### Exercise
Begin with the first line and repeat exactly through the line containing "(t2) at (537,41)"; leave every image out.

### Supplied material

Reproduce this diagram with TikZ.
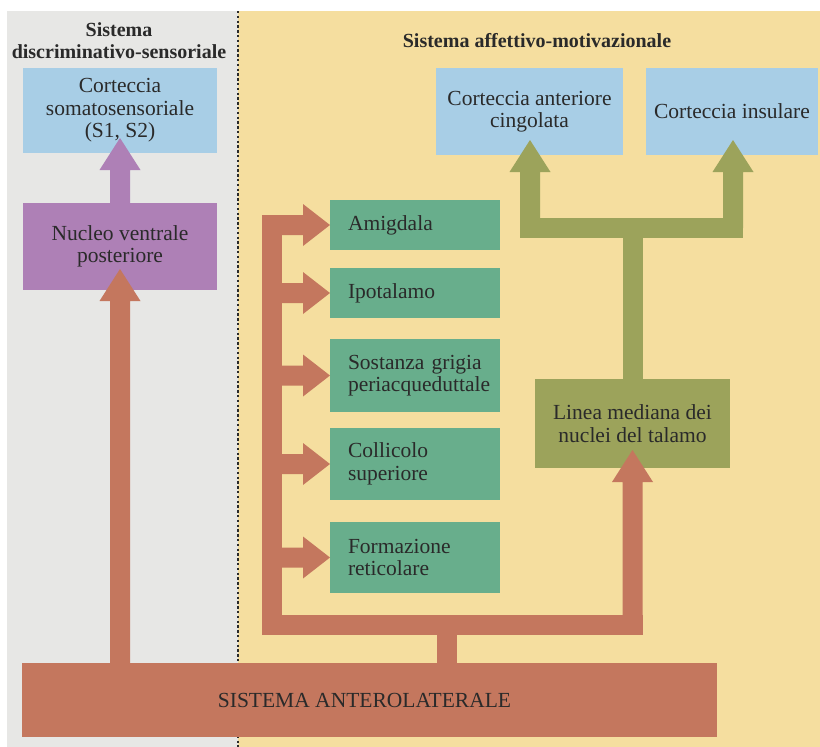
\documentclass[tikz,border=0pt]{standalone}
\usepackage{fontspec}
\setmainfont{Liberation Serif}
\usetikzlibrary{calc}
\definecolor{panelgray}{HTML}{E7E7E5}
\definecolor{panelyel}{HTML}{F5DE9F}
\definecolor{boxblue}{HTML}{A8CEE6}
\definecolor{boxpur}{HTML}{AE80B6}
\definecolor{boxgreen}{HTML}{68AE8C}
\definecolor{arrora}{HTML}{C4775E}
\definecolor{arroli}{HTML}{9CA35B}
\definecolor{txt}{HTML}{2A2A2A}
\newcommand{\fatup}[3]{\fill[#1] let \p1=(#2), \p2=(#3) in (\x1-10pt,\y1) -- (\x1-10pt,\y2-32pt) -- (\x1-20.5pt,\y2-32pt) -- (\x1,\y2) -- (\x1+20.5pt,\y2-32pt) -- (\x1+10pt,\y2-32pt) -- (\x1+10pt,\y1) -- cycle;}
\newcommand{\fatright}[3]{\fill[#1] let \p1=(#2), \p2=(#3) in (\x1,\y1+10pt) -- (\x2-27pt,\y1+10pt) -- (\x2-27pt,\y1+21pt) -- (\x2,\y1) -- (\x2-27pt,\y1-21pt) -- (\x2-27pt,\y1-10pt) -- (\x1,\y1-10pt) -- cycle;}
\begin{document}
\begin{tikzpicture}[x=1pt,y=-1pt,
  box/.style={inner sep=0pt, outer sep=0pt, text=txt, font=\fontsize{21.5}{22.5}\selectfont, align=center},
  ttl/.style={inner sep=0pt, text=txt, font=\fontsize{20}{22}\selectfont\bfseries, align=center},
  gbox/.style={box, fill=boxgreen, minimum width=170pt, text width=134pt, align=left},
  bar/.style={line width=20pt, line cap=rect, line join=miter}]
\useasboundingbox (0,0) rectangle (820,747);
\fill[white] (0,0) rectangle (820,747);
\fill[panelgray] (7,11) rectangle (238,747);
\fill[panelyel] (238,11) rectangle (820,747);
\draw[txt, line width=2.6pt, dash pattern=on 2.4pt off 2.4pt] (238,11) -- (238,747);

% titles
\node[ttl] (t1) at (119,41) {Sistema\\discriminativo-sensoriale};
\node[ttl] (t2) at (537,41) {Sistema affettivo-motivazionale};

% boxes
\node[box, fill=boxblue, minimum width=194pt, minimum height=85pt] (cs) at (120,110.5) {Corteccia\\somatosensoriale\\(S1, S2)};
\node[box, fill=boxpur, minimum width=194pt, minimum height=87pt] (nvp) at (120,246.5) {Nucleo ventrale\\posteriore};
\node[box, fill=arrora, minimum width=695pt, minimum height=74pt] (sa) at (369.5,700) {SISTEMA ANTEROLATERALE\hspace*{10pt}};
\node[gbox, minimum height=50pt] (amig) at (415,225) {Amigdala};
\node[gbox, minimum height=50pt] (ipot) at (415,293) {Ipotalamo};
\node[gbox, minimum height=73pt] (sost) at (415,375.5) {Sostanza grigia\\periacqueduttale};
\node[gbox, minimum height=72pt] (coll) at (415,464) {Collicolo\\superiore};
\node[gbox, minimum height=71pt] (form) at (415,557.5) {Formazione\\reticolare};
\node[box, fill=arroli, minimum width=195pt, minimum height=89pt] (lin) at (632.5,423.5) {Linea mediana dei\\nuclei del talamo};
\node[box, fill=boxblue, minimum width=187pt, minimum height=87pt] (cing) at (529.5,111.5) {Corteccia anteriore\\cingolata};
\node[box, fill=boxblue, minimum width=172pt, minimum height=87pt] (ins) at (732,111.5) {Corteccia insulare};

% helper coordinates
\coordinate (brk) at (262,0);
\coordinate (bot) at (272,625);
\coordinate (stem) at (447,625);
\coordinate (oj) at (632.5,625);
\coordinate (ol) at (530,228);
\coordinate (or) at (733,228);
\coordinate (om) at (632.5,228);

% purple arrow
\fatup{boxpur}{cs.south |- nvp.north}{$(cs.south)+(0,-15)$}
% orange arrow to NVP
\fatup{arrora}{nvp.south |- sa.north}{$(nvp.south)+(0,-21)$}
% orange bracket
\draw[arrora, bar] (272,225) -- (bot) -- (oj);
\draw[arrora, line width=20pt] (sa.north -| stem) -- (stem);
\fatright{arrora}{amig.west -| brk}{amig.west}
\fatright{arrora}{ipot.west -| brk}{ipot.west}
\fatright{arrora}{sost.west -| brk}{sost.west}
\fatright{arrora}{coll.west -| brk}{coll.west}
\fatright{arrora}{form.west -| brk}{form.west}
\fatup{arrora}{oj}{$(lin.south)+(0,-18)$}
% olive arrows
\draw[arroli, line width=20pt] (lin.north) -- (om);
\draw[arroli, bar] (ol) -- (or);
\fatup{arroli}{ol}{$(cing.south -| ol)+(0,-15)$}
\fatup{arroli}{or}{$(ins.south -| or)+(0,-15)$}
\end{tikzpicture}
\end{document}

### Task solution
Reproduce this diagram with TikZ.
\documentclass[tikz,border=0pt]{standalone}
\usepackage{fontspec}
\setmainfont{Liberation Serif}
\usetikzlibrary{calc}
\definecolor{panelgray}{HTML}{E7E7E5}
\definecolor{panelyel}{HTML}{F5DE9F}
\definecolor{boxblue}{HTML}{A8CEE6}
\definecolor{boxpur}{HTML}{AE80B6}
\definecolor{boxgreen}{HTML}{68AE8C}
\definecolor{arrora}{HTML}{C4775E}
\definecolor{arroli}{HTML}{9CA35B}
\definecolor{txt}{HTML}{2A2A2A}
\newcommand{\fatup}[3]{\fill[#1] let \p1=(#2), \p2=(#3) in (\x1-10pt,\y1) -- (\x1-10pt,\y2-32pt) -- (\x1-20.5pt,\y2-32pt) -- (\x1,\y2) -- (\x1+20.5pt,\y2-32pt) -- (\x1+10pt,\y2-32pt) -- (\x1+10pt,\y1) -- cycle;}
\newcommand{\fatright}[3]{\fill[#1] let \p1=(#2), \p2=(#3) in (\x1,\y1+10pt) -- (\x2-27pt,\y1+10pt) -- (\x2-27pt,\y1+21pt) -- (\x2,\y1) -- (\x2-27pt,\y1-21pt) -- (\x2-27pt,\y1-10pt) -- (\x1,\y1-10pt) -- cycle;}
\begin{document}
\begin{tikzpicture}[x=1pt,y=-1pt,
  box/.style={inner sep=0pt, outer sep=0pt, text=txt, font=\fontsize{21.5}{22.5}\selectfont, align=center},
  ttl/.style={inner sep=0pt, text=txt, font=\fontsize{20}{22}\selectfont\bfseries, align=center},
  gbox/.style={box, fill=boxgreen, minimum width=170pt, text width=134pt, align=left},
  bar/.style={line width=20pt, line cap=rect, line join=miter}]
\useasboundingbox (0,0) rectangle (820,747);
\fill[white] (0,0) rectangle (820,747);
\fill[panelgray] (7,11) rectangle (238,747);
\fill[panelyel] (238,11) rectangle (820,747);
\draw[txt, line width=2.6pt, dash pattern=on 2.4pt off 2.4pt] (238,11) -- (238,747);

% titles
\node[ttl] (t1) at (119,41) {Sistema\\discriminativo-sensoriale};
\node[ttl] (t2) at (537,41) {Sistema affettivo-motivazionale};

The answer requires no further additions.